The legal system in Kenya has always represented a challenge for journalists, many of whom have complained about the use of libel (including criminal libel) laws to suppress their work. But the government of President Kenyatta has, since 2013, tried to introduce additional laws and regulatory mechanisms that could, if fully implemented, further erode the ability of the media to aggressively report on controversial subjects.

Most of the editors and writers I spoke with in Kenya say they are extremely anxious about the run-up to the next election in August 2017. “Now that we’re going into the elections, I think that political pressure is going to be open, very direct,” Odindo says.

John-Allan Namu, who is thirty-three, is part of the younger generation of Kenyans who have decided to move into new media to be able to work freely. “To be fair, our executives did try to defend us, but I think the pressure became too much,” he says. “I sort of made up my mind that, if I am going to be able to develop as a journalist, I can’t do it within the context of a mainstream media house.” Namu’s new online venture, called Africa Uncensored, has eight employees and is supported by donors and by content sold to media companies.

“Part of our Kenyan culture, a resilience and a resistance to wrong-doing and to encroachment on rights—that hasn’t yet disappeared,” Namu says.

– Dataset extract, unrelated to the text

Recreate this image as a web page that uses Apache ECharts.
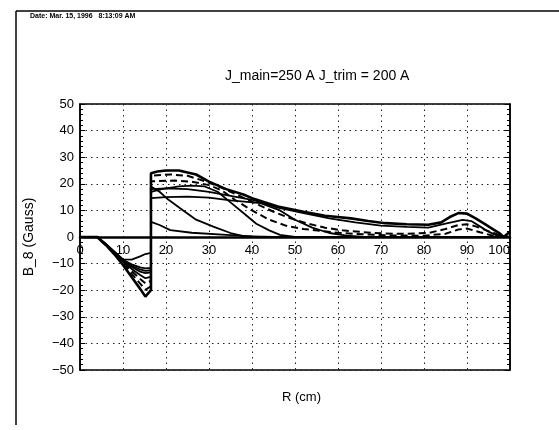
<!DOCTYPE html>
<html>
<head>
<meta charset="utf-8">
<script src="https://cdn.jsdelivr.net/npm/echarts@6/dist/echarts.min.js"></script>
<style>
html,body{margin:0;padding:0;background:#fff;}
#c{width:559px;height:430px;}
</style>
</head>
<body>
<div id="c"></div>
<script>
// ---- data (R in cm, B_8 in Gauss) ----
const xTicks = [0, 10, 20, 30, 40, 50, 60, 70, 80, 90, 100];
const yTicks = [-50, -40, -30, -20, -10, 0, 10, 20, 30, 40, 50];

const curveH = [[0,0],[4,0],[6,-3],[8,-6.5],[10,-10.5],[12,-15],[14,-19.5],[15.2,-22.4],[16.5,-20],[16.5,24],[18,24.6],[20,25],[23,25],[27,23.5],[30,20.8],[34,18],[38,16],[40,14.6],[46,11.5],[52,9.5],[57,8],[63,7],[67,6],[71,5.2],[76,4.8],[81,4.6],[84,5.5],[86,7.5],[88,9],[90,8.8],[92,7],[94,5],[96,3],[97.5,1.5],[98.5,0],[99.3,1],[100,2]];
const curveG = [[0,0],[4,0],[6,-3],[8,-6.3],[10,-10],[12,-13.8],[14,-17.5],[15.2,-19.9],[16.5,-18.5],[16.5,23],[18,23.2],[21,23.5],[25,23],[29,21],[33,18.5],[37,15.5],[41,12.5],[45,9.5],[49,7],[53,5],[57,3.5],[61,2.5],[66,1.8],[71,1.3],[76,1.2],[81,1.5],[85,3],[88,4.5],[90,4.8],[92,4],[95,2.2],[98,0.5],[100,0]];
const curveF = [[0,0],[4,0],[6,-2.9],[8,-6.1],[10,-9.6],[12,-12.8],[14,-15.8],[15.2,-17.4],[16.5,-16.5],[16.5,21],[18,21],[22,21.2],[26,20.8],[30,19.5],[33,17.5],[36,14],[40,10],[44,6.5],[48,4.2],[52,3],[56,2.3],[60,1.6],[66,1],[72,0.6],[80,0.5],[85,1.2],[88,2.8],[90,3.2],[93,1.8],[96,0.5],[100,0]];
const curveE = [[0,0],[4,0],[6,-2.8],[8,-6],[10,-9.3],[12,-12],[14,-14.3],[15.2,-15.5],[16.5,-15],[16.5,18],[20,18.3],[25,18],[30,17],[35,15.5],[40,14],[46,11],[52,9],[58,7],[64,5.5],[70,4.3],[76,3.8],[81,3.5],[85,5],[89,6.4],[91,6],[93,4],[95,2],[97,0.5],[100,0]];
const curveC = [[0,0],[4,0],[6,-2.7],[8,-5.8],[10,-9],[12,-11.3],[14,-13],[15.2,-13.6],[16.5,-13.3],[16.5,19],[18.5,17],[20.2,14.5],[24,10],[27,6.5],[31,3.9],[35,1.5],[38,0.3],[42,0],[100,0]];
const curveD = [[0,0],[4,0],[6,-2.7],[8,-5.7],[10,-8.8],[12,-10.8],[14,-12.2],[15.2,-12.7],[16.5,-12.5],[16.5,17],[19,18],[23,19],[26,19.3],[29,19],[32,17],[35,13],[38,9],[41,5],[44,2.5],[46.5,0.8],[50,0],[100,0]];
const curveB = [[0,0],[4,0],[6,-2.6],[8,-5.6],[10,-8.6],[12,-10.3],[14,-11.4],[15.2,-11.8],[16.5,-11.6],[16.5,14.6],[20,15],[25,15.2],[30,14.8],[35,13.8],[42,12.7],[46.5,10],[50,6.5],[54,3.5],[58,1.5],[62,0.5],[66,0],[100,0]];
const curveA = [[0,0],[4,0],[6,-2.6],[8,-5.5],[10,-8.4],[12,-8.5],[14,-7.3],[15.2,-6.4],[16.5,-6],[16.5,5.7],[18.5,4.5],[21,2.6],[26,1.6],[34,0.8],[40,0.2],[45,0],[100,0]];

const solidCurves = [curveA, curveB, curveC, curveD, curveE];
const dashedCurves = [curveF, curveG];

const FONT = 'Liberation Sans';

const chart = echarts.init(document.getElementById('c'), null, {renderer: 'canvas'});

const dotted = {color: '#222', width: 1, type: [1.5, 4]};

const series = [];
solidCurves.forEach(function (d) {
  series.push({type: 'line', data: d, symbol: 'none', silent: true,
    lineStyle: {color: '#000', width: 1.8}});
});
dashedCurves.forEach(function (d) {
  series.push({type: 'line', data: d, symbol: 'none', silent: true,
    lineStyle: {color: '#000', width: 2, type: [7, 4]}});
});
series.push({type: 'line', data: curveH, symbol: 'none', silent: true,
  lineStyle: {color: '#000', width: 2.6}});

chart.setOption({
  animation: false,
  backgroundColor: '#fff',
  textStyle: {fontFamily: FONT},
  title: {
    text: 'J_main=250 A J_trim = 200 A',
    left: 220, top: 64,
    textStyle: {fontSize: 14, fontWeight: 'normal', color: '#000', fontFamily: FONT}
  },
  grid: {left: 80, right: 49, top: 104, bottom: 60, show: true,
    borderColor: '#000', borderWidth: 1.5, backgroundColor: 'transparent'},
  xAxis: {
    type: 'value', min: xTicks[0], max: xTicks[xTicks.length - 1], interval: 10,
    position: 'bottom', offset: -133,
    axisLine: {onZero: false, lineStyle: {color: '#000', width: 2.5}},
    axisTick: {show: false},
    axisLabel: {color: '#000', fontSize: 13, margin: 7, fontFamily: FONT, alignMaxLabel: 'right'},
    splitLine: {show: true, lineStyle: dotted}
  },
  yAxis: [{
    type: 'value', min: yTicks[0], max: yTicks[yTicks.length - 1], interval: 10,
    name: 'B_8 (Gauss)', nameLocation: 'middle', nameGap: 44,
    nameTextStyle: {fontSize: 14, color: '#000', fontFamily: FONT},
    axisLine: {show: true, onZero: false, lineStyle: {color: '#000', width: 1.5}},
    axisTick: {show: true, inside: true, length: 5, lineStyle: {color: '#000'}},
    minorTick: {show: true, splitNumber: 5, length: 3, lineStyle: {color: '#000'}},
    axisLabel: {color: '#000', fontSize: 13, margin: 6, fontFamily: FONT,
      formatter: function (v) { return String(v).replace('-', '\u2212'); }},
    splitLine: {show: true, lineStyle: dotted}
  }, {
    type: 'value', min: yTicks[0], max: yTicks[yTicks.length - 1], interval: 10,
    position: 'right',
    axisLine: {show: true, onZero: false, lineStyle: {color: '#000', width: 1.5}},
    axisTick: {show: true, inside: true, length: 5, lineStyle: {color: '#000'}},
    minorTick: {show: true, splitNumber: 5, length: 3, lineStyle: {color: '#000'}},
    axisLabel: {show: false},
    splitLine: {show: false}
  }],
  series: series,
  graphic: [
    {type: 'line', shape: {x1: 16, y1: 11, x2: 559, y2: 11}, style: {stroke: '#000', lineWidth: 1.5}, silent: true},
    {type: 'line', shape: {x1: 16, y1: 11, x2: 16, y2: 425}, style: {stroke: '#000', lineWidth: 1.5}, silent: true},
    {type: 'text', left: 30, top: 13, style: {text: 'Date: Mar. 15, 1996   8:13:09 AM', fontSize: 7, fontWeight: 'bold', fill: '#000', fontFamily: FONT}, silent: true},
    {type: 'text', left: 282, top: 391, style: {text: 'R (cm)', fontSize: 13, fill: '#000', fontFamily: FONT}, silent: true}
  ]
});
</script>
</body>
</html>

And, I mean, this country has so much potential. Geographically, alone, we are equidistant from so many places in the world. We have great weather. We’ve got a great service industry. But it’s our rulership and, you know, some of the vices in society that are holding us back. There are a lot of people who either want us to speak about it or are doing something about it themselves, so I’m hopeful.

But in the end, Namu wonders how his little start-up will fare when “the rubber will meet the road and we have something that’s just untouchable.” He talks about the recent murder of Jacob Juma, a gadfly businessman and frequent user of social media who in January predicted his own death on Facebook for “my stand on corruption in gov’t.” He was shot ten times as he drove home to the Nairobi suburb of Karen on May 5, 2016.

In the past, the financial strength of the mainstream media would have conferred a level of protection upon reporters, Namu believes. But now, many journalists working for large media groups feel less confident of protection and those on the outside feel very vulnerable.

The Kenyan media—still, for all its frailties, a point of relative light in a troubled region—is discovering what it’s like when a government exploits the financial fragility of the press today. In that sense, Kenya may prove to be a different kind of beacon.